Task objective – The lines from the top of the material through the line with "const fmt = (v: number)" are to be set down exactly. Leave the pictures out.

Material –

━━━━━━

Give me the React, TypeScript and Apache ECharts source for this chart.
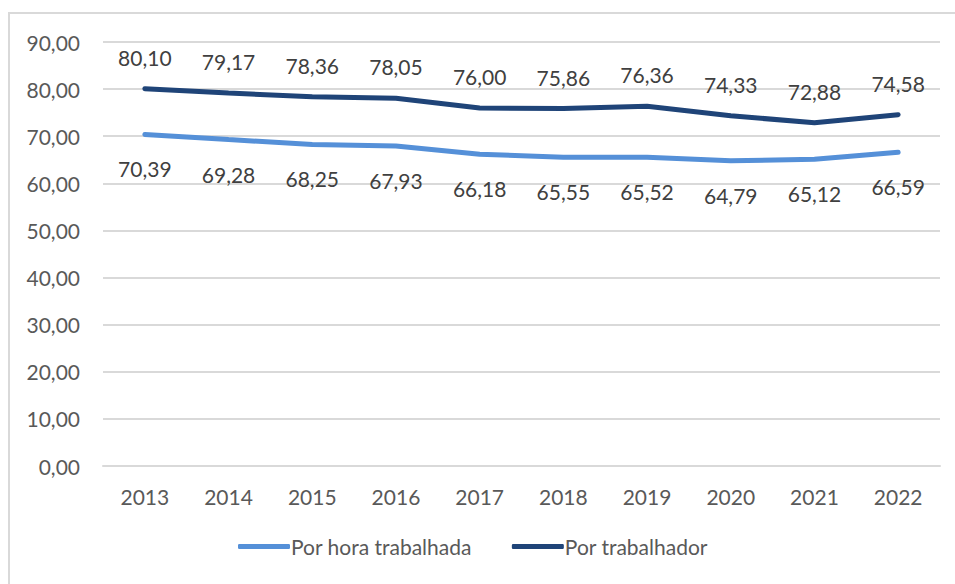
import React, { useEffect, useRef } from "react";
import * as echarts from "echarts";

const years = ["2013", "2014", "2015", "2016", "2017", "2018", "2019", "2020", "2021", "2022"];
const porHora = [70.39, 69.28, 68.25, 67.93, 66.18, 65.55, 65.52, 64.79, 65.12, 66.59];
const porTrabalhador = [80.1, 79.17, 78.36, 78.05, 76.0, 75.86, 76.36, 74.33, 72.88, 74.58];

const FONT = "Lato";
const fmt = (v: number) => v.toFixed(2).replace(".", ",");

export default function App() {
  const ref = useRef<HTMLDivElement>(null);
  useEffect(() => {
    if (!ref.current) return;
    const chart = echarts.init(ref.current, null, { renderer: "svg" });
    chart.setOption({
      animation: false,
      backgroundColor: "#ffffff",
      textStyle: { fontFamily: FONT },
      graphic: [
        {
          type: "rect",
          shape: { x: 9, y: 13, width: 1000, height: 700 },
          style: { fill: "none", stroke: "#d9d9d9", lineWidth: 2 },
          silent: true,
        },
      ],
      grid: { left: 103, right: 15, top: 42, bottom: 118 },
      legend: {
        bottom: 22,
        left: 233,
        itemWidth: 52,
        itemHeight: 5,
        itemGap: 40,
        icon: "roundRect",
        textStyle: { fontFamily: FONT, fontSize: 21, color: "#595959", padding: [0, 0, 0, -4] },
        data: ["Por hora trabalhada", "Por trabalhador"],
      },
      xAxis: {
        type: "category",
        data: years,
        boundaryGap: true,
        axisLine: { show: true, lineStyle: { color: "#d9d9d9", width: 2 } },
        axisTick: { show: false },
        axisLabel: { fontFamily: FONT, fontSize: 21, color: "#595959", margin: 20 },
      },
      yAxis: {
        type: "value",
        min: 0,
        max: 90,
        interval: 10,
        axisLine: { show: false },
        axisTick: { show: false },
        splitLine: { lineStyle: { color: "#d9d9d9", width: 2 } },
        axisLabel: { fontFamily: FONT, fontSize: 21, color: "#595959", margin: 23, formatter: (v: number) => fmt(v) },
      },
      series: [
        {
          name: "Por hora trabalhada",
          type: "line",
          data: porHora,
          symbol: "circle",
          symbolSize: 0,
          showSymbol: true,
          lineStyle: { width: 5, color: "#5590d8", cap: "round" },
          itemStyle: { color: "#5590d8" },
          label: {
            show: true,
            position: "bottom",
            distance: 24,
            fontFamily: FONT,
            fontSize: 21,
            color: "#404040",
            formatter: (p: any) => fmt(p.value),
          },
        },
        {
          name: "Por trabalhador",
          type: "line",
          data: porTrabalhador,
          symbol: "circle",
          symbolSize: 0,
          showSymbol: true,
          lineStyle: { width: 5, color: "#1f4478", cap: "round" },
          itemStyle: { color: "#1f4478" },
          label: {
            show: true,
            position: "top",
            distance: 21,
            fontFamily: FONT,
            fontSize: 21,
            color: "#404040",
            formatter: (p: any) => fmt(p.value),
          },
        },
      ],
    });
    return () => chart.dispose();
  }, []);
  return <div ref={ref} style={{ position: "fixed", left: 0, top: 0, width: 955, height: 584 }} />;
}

━━━━━━

The solution –
Give me the React, TypeScript and Apache ECharts source for this chart.
import React, { useEffect, useRef } from "react";
import * as echarts from "echarts";

const years = ["2013", "2014", "2015", "2016", "2017", "2018", "2019", "2020", "2021", "2022"];
const porHora = [70.39, 69.28, 68.25, 67.93, 66.18, 65.55, 65.52, 64.79, 65.12, 66.59];
const porTrabalhador = [80.1, 79.17, 78.36, 78.05, 76.0, 75.86, 76.36, 74.33, 72.88, 74.58];

const FONT = "Lato";
const fmt = (v: number) => v.toFixed(2).replace(".", ",");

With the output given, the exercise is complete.